Después de preguntarles acerca de sus gustos, les presentaba el libro que les iba a cambiar la vida. Regresaban, me pedían más. Gente de todas las edades me tenían como el tipo que leía y sabía detectar las perlas literarias. Así hice amigos entrañables, se quedaban a charlar conmigo, sentía que tenía el oficio perfecto. Un día una señora mayor, con una clase infinita, se me acercó y me pidió la novela “La desaparición” de George Perec, un clásico francés cuya originalidad es que el autor logró escribir una novela entera sin publicar la letra “e”.

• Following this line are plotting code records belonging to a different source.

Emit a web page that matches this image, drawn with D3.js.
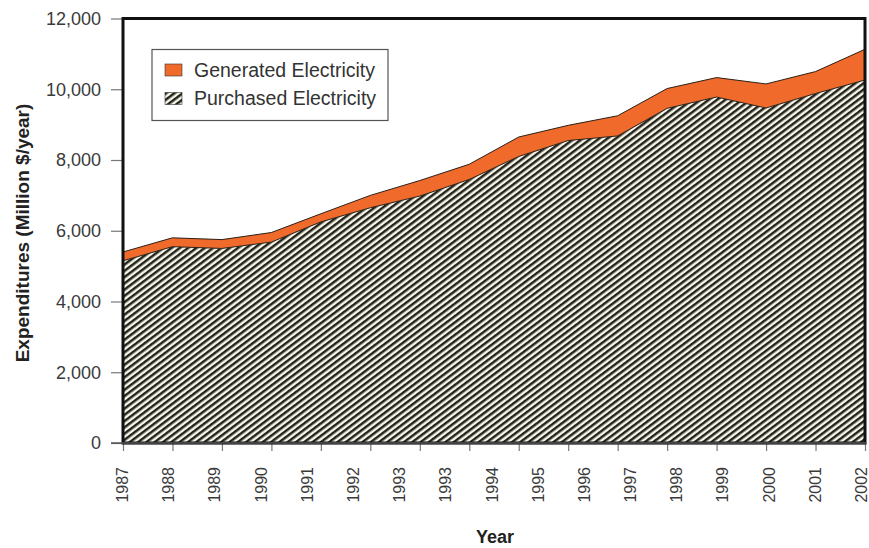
<!DOCTYPE html>
<html>
<head>
<meta charset="utf-8">
<script src="https://cdn.jsdelivr.net/npm/d3@7"></script>
<style>
  html, body { margin: 0; padding: 0; background: #ffffff; }
  svg { display: block; font-family: "Liberation Sans", Arial, Helvetica, sans-serif; }
</style>
</head>
<body>
<svg id="chart" width="869" height="548"></svg>
<script>
// Annual electricity expenditures, million $/year
const years = [1987, 1988, 1989, 1990, 1991, 1992, 1993, 1994, 1995, 1996, 1997, 1998, 1999, 2000, 2001, 2002];
const purchased = [5150, 5550, 5500, 5680, 6250, 6650, 6980, 7450, 8100, 8550, 8680, 9460, 9780, 9470, 9880, 10260];
const generated = [250, 250, 250, 270, 230, 350, 440, 430, 550, 430, 570, 560, 550, 680, 620, 870];

const seriesNames = ["Purchased Electricity", "Generated Electricity"];
const legendOrder = ["Generated Electricity", "Purchased Electricity"];
const yTicks = [0, 2000, 4000, 6000, 8000, 10000, 12000];
// Category labels printed under the axis (as on the printed figure, 1993 appears twice)
const xTickLabels = ["1987", "1988", "1989", "1990", "1991", "1992", "1993", "1993", "1994",
                     "1995", "1996", "1997", "1998", "1999", "2000", "2001", "2002"];

const orange = "#ef6a2b";
const stripeDark = "#22231a";
const stripeLight = "#f8f6ea";

const svg = d3.select("#chart");
const plotLeft = 123, plotRight = 865, plotTop = 18.5, plotBottom = 443;

const x = d3.scaleLinear().domain([d3.min(years), d3.max(years)]).range([plotLeft, plotRight]);
const y = d3.scaleLinear().domain([0, 12000]).range([plotBottom, plotTop]);
const xLab = d3.scalePoint().domain(d3.range(xTickLabels.length)).range([plotLeft, plotRight - 3]);

// diagonal hatch
const defs = svg.append("defs");
const pat = defs.append("pattern")
  .attr("id", "hatch")
  .attr("patternUnits", "userSpaceOnUse")
  .attr("width", 5).attr("height", 10)
  .attr("patternTransform", "rotate(53)");
pat.append("rect").attr("width", 5).attr("height", 10).attr("fill", stripeLight);
pat.append("rect").attr("width", 2.5).attr("height", 10).attr("fill", stripeDark);

// stacked data
const rows = years.map((yr, i) => ({
  year: yr,
  "Purchased Electricity": purchased[i],
  "Generated Electricity": generated[i]
}));
const stacked = d3.stack().keys(seriesNames)(rows);

const area = d3.area()
  .x(d => x(d.data.year))
  .y0(d => y(d[0]))
  .y1(d => y(d[1]));
const topLine = d3.line()
  .x(d => x(d.data.year))
  .y(d => y(d[1]));

const fills = { "Purchased Electricity": "url(#hatch)", "Generated Electricity": orange };

const plot = svg.append("g");
plot.selectAll("path.area")
  .data(stacked)
  .join("path")
  .attr("class", "area")
  .attr("d", area)
  .attr("fill", d => fills[d.key]);
plot.selectAll("path.edge")
  .data(stacked)
  .join("path")
  .attr("class", "edge")
  .attr("d", topLine)
  .attr("fill", "none")
  .attr("stroke", "#2b2118")
  .attr("stroke-width", 1);

// y axis
const yAxis = svg.append("g")
  .attr("transform", `translate(${plotLeft},0)`)
  .call(d3.axisLeft(y).tickValues(yTicks).tickFormat(d3.format(",")).tickSize(12).tickPadding(10));
yAxis.select(".domain").remove();
yAxis.selectAll(".tick line").attr("stroke", "#777").attr("stroke-width", 1.2);
yAxis.selectAll(".tick text")
  .attr("fill", "#3a3a3a")
  .style("font-size", "18px")
  .style("font-family", "'Liberation Sans', Arial, sans-serif");

// x axis ticks (one per data year)
const xAxis = svg.append("g")
  .attr("transform", `translate(0,${plotBottom})`)
  .call(d3.axisBottom(x).tickValues(years).tickFormat("").tickSize(8).tickSizeOuter(0));
xAxis.select(".domain").attr("stroke", "#555").attr("stroke-width", 1.5);
xAxis.selectAll(".tick line").attr("stroke", "#777").attr("stroke-width", 1.2);

// x category labels, rotated
svg.append("g")
  .selectAll("text")
  .data(xTickLabels)
  .join("text")
  .attr("transform", (d, i) => `translate(${xLab(i) + 5},467) rotate(-90)`)
  .attr("text-anchor", "end")
  .attr("fill", "#3a3a3a")
  .style("font-size", "16px")
  .text(d => d);

// frame
svg.append("rect")
  .attr("x", plotLeft).attr("y", plotTop)
  .attr("width", plotRight - plotLeft).attr("height", plotBottom - plotTop)
  .attr("fill", "none")
  .attr("stroke", "#111")
  .attr("stroke-width", 3);
// thin baseline over the frame's bottom edge
svg.append("line")
  .attr("x1", plotLeft - 12).attr("x2", plotRight + 1.5)
  .attr("y1", plotBottom).attr("y2", plotBottom)
  .attr("stroke", "#555").attr("stroke-width", 1.5);

// axis titles
svg.append("text")
  .attr("transform", "translate(29,233) rotate(-90)")
  .attr("text-anchor", "middle")
  .attr("font-weight", "bold")
  .attr("fill", "#222")
  .style("font-size", "19px")
  .text("Expenditures (Million $/year)");
svg.append("text")
  .attr("x", 495).attr("y", 543)
  .attr("text-anchor", "middle")
  .attr("font-weight", "bold")
  .attr("fill", "#222")
  .style("font-size", "18px")
  .text("Year");

// legend
const legend = svg.append("g");
legend.append("rect")
  .attr("x", 152).attr("y", 49.5)
  .attr("width", 236).attr("height", 71)
  .attr("fill", "#fff")
  .attr("stroke", "#555")
  .attr("stroke-width", 1.2);
const legItems = legend.selectAll("g.item")
  .data(legendOrder)
  .join("g")
  .attr("class", "item")
  .attr("transform", (d, i) => `translate(165,${64 + i * 28.5})`);
legItems.append("rect")
  .attr("width", 17).attr("height", 12)
  .attr("fill", d => fills[d])
  .attr("stroke", "#333").attr("stroke-width", 0.6);
legItems.append("text")
  .attr("x", 29).attr("y", 12.5)
  .attr("fill", "#333")
  .style("font-size", "19.5px")
  .text(d => d);
</script>
</body>
</html>
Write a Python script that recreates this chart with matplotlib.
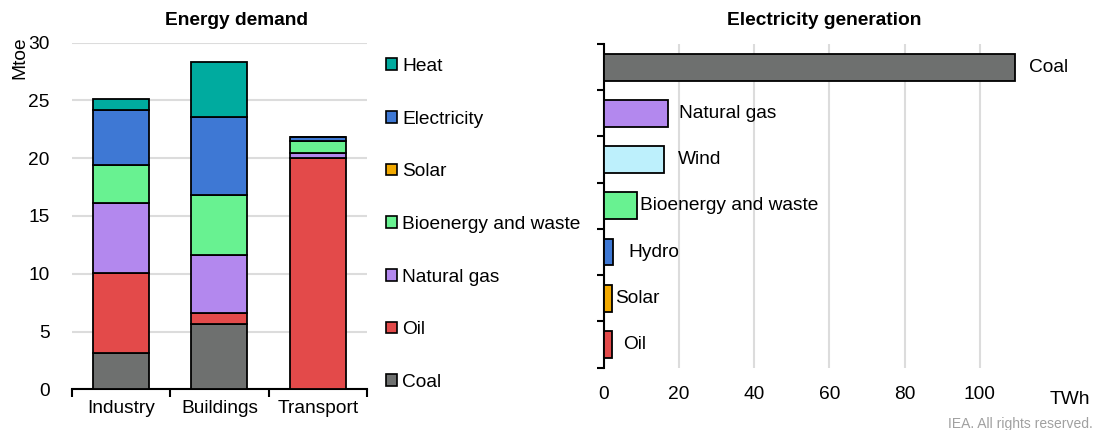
import matplotlib
matplotlib.use("Agg")
import matplotlib.pyplot as plt
from matplotlib.patches import Patch
import numpy as np

plt.rcParams['font.family'] = ['Liberation Sans', 'DejaVu Sans']

# ---- data ----
sectors = ["Industry", "Buildings", "Transport"]
demand_fuels = ["Coal", "Oil", "Natural gas", "Bioenergy and waste", "Electricity", "Heat"]
coal = [3.1, 5.65, 0.0]
oil = [7.0, 0.95, 20.05]
natural_gas = [6.0, 5.0, 0.4]
bioenergy = [3.3, 5.2, 1.05]
electricity = [4.8, 6.8, 0.3]
heat = [0.9, 4.75, 0.0]

legend_labels = ["Heat", "Electricity", "Solar", "Bioenergy and waste", "Natural gas", "Oil", "Coal"]

gen_sources = ["Coal", "Natural gas", "Wind", "Bioenergy and waste", "Hydro", "Solar", "Oil"]
gen_twh = [109.3, 16.9, 15.9, 8.9, 2.3, 2.1, 2.0]

# ---- style ----
colors = {
    "Coal": "#6e706f", "Oil": "#e34a4a", "Natural gas": "#b388ee",
    "Bioenergy and waste": "#68f291", "Electricity": "#3e78d4", "Heat": "#00ab9f",
    "Solar": "#f2a900", "Wind": "#bdf0fc", "Hydro": "#3e78d4",
}
label_offsets_pt = [10, 8, 10, 2, 11, 2, 8]
FS = 13.8

fig = plt.figure(figsize=(10.97, 4.30), dpi=100)

# Left: energy demand
ax1 = fig.add_axes([0.0654, 0.0947, 0.2692, 0.806])
series = [coal, oil, natural_gas, bioenergy, electricity, heat]
x = np.arange(len(sectors))
bottom = np.zeros(len(sectors))
for name, vals in zip(demand_fuels, series):
    ax1.bar(x, vals, bottom=bottom, width=0.57, color=colors[name],
            edgecolor="black", linewidth=1.3, zorder=3)
    bottom += np.array(vals)
ax1.set_xlim(-0.5, 2.5)
ax1.set_ylim(0, 30)
ax1.set_yticks([0, 5, 10, 15, 20, 25, 30])
ax1.yaxis.grid(True, color="#dcdcdc", linewidth=1.5, zorder=0)
ax1.set_axisbelow(True)
for s in ["left", "right", "top"]:
    ax1.spines[s].set_visible(False)
ax1.spines["bottom"].set_linewidth(1.5)
ax1.tick_params(axis="y", length=0, pad=16, labelsize=FS)
ax1.set_xticks(x)
ax1.set_xticklabels(sectors, fontsize=FS)
ax1.tick_params(axis="x", length=0, pad=8)
ax1.set_xticks([-0.5, 0.5, 1.5, 2.5], minor=True)
ax1.tick_params(axis="x", which="minor", length=6, width=1.5, direction="out")
fig.text(0.010, 0.915, "Mtoe", rotation=90, ha="left", va="top", fontsize=FS)
fig.text(0.216, 0.953, "Energy demand", ha="center", va="center", fontsize=13.8,
         fontweight="bold")

# Legend
handles = [Patch(facecolor=colors[n], edgecolor="black", linewidth=1.2) for n in legend_labels]
fig.legend(handles, legend_labels, loc="upper left", bbox_to_anchor=(0.352, 0.865),
           frameon=False, fontsize=FS, handlelength=0.55, handleheight=0.55,
           handletextpad=0.3, labelspacing=1.86, borderaxespad=0, borderpad=0)

# Right: electricity generation
ax2 = fig.add_axes([0.5506, 0.1449, 0.3974, 0.7528])
y = np.arange(len(gen_sources))
ax2.barh(y, gen_twh, height=0.58, color=[colors[s] for s in gen_sources],
         edgecolor="black", linewidth=1.3, zorder=3)
ax2.set_ylim(len(gen_sources) - 0.5, -0.5)
ax2.set_xlim(0, 116)
ax2.set_xticks([0, 20, 40, 60, 80, 100])
ax2.xaxis.grid(True, color="#dcdcdc", linewidth=1.5, zorder=0)
ax2.set_axisbelow(True)
for s in ["right", "top", "bottom"]:
    ax2.spines[s].set_visible(False)
ax2.spines["left"].set_linewidth(1.5)
ax2.tick_params(axis="x", length=0, pad=13, labelsize=FS)
ax2.set_yticks(np.arange(-0.5, len(gen_sources) + 0.5, 1))
ax2.set_yticklabels([])
ax2.tick_params(axis="y", length=5, width=1.5, direction="out")
for yi, v, name, off in zip(y, gen_twh, gen_sources, label_offsets_pt):
    ax2.annotate(name, xy=(v, yi), xytext=(off, 0), textcoords="offset points",
                 ha="left", va="center", fontsize=FS, annotation_clip=False)
fig.text(0.751, 0.953, "Electricity generation", ha="center", va="center",
         fontsize=13.8, fontweight="bold")
fig.text(0.975, 0.072, "TWh", ha="center", va="center", fontsize=FS)
fig.text(0.996, 0.015, "IEA. All rights reserved.", ha="right", va="center",
         fontsize=10, color="#a0a0a0")

fig.savefig("out.png", dpi=100)
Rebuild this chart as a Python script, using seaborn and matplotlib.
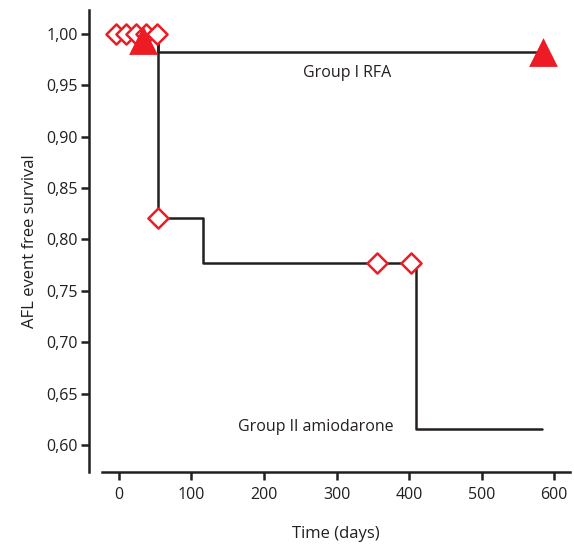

Pocos días después regresó y me dijo: “¿Si tuviera que llevar un solo libro de esta librería, cual me recomendaría? Sin vacilar le contesté “Carta de una desconocida” de Zweig. La mujer se sonrió. “¡usted es muy joven para disfrutar de una novela de amor tan intensa!”, me contestó con algo de ternura. Se despidió y desde ese día no pasó un día sin que ella visitara la librería.

Cada día la esperaba como si fuera la garantía de un día de éxito. La señora había leído tanto que cada una de sus anécdotas o recuerdos era una novela más. Empezó a preguntarme acerca de mi vida, de mis sueños. Le conté que me iba a Ecuador para hacer mi servicio militar en la Alianza Francesa de Guayaquil. De repente su cara se congeló y su mirada se nubló de nostalgia. No habló más y se despidió con un pequeño movimiento de la cabeza.

Pasó una semana hasta que la volviera a ver. Me invitó a un café. Eran las 11 de la mañana y me contó la historia más linda, intensa, incorrecta y romántica que ni el propio Zweig hubiera podido imaginar. Después de unos preámbulos forzados me dijo: “Sébastien, siempre creí en el amor pero como un sentimiento inalcanzable. Estuve casada 30 años con un hombre brillante pero solitario y egoísta. Cuando se enfermó de los nervios se encerró en su cuerpo y nunca más nos volvimos a comunicar. Lo acompañé y lo cuidé hasta su muerte. Un año antes de su partida empecé a conversar con un hombre que había conocido en la visita guiada del museo del Louvre. Teníamos la misma edad y los mismos gustos por el arte y la literatura. Era simpático y respetuoso, sabía de mi situación pero no pudimos dejar de hablarnos desde ese día.

Cada noche me llamaba y desarrollamos palabras-códigos para decirnos cosas que solamente nosotros podíamos comprender. Él buscaba palabras tan inspiradoras como lejanas y cuando nos veíamos en persona me indicaba el sentido real que se escondía detrás de sus descubrimientos. Un día me dijo que iba a terminar cada conversación conmigo con la palabra “Guayaquil”. Lo miré tiernamente y le pregunté: ¿Qué quiere decir Guayaquil? Y me contestó entre suspiros: Te extraño”.